Enclosure, Ballybetagh, Co. Dublin
Co. Dublin |
Enclosures
Somewhere in the townland of Ballybetagh, on the southern fringes of County Dublin where the land rises towards the Dublin Mountains, there is said to be an enclosure.
That is nearly all that can be said with confidence. The site appears in the archaeological record with minimal detail, described simply as an enclosure, and the file held against it contains no evidence to substantiate even that modest entry. It is, in a sense, a placeholder for something that may or may not survive above ground.
Enclosures, as a category, cover a wide range of structures in the Irish landscape. The term can refer to anything from a ringfort, which is a circular earthen bank enclosing a homestead, to a field boundary of uncertain date, to the barely visible trace of something older and harder to classify. Ballybetagh itself is a townland with its own quiet distinction: it lends its name to the Ballybetagh Bog, where a remarkable collection of giant Irish deer remains was uncovered in the nineteenth century, the animals preserved in the peat after dying there roughly ten thousand years ago. Whether the enclosure in the record has any relationship to that broader landscape, or sits in an entirely different part of the townland, the notes do not say.

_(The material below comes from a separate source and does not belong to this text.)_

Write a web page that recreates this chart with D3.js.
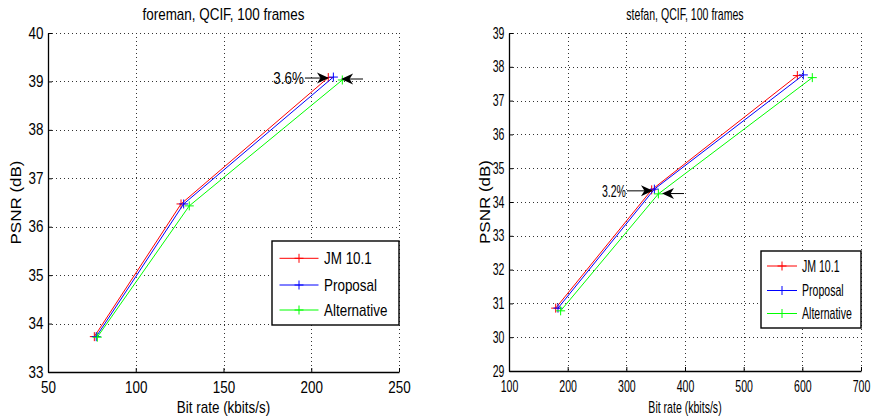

For anyone curious enough to look, Ballybetagh townland lies in the area between Kilternan and Stepaside, accessible via the quieter roads that thread through this transitional zone between suburban Dublin and open upland. Without a confirmed location or any mapped feature to navigate towards, a visit would amount largely to walking the landscape itself, which has its own reward in the form of open views and the proximity of better-documented sites nearby. The honest position is that this particular entry raises more questions than it answers, and until further survey work is carried out, the enclosure at Ballybetagh remains more of an absence in the record than a presence on the ground.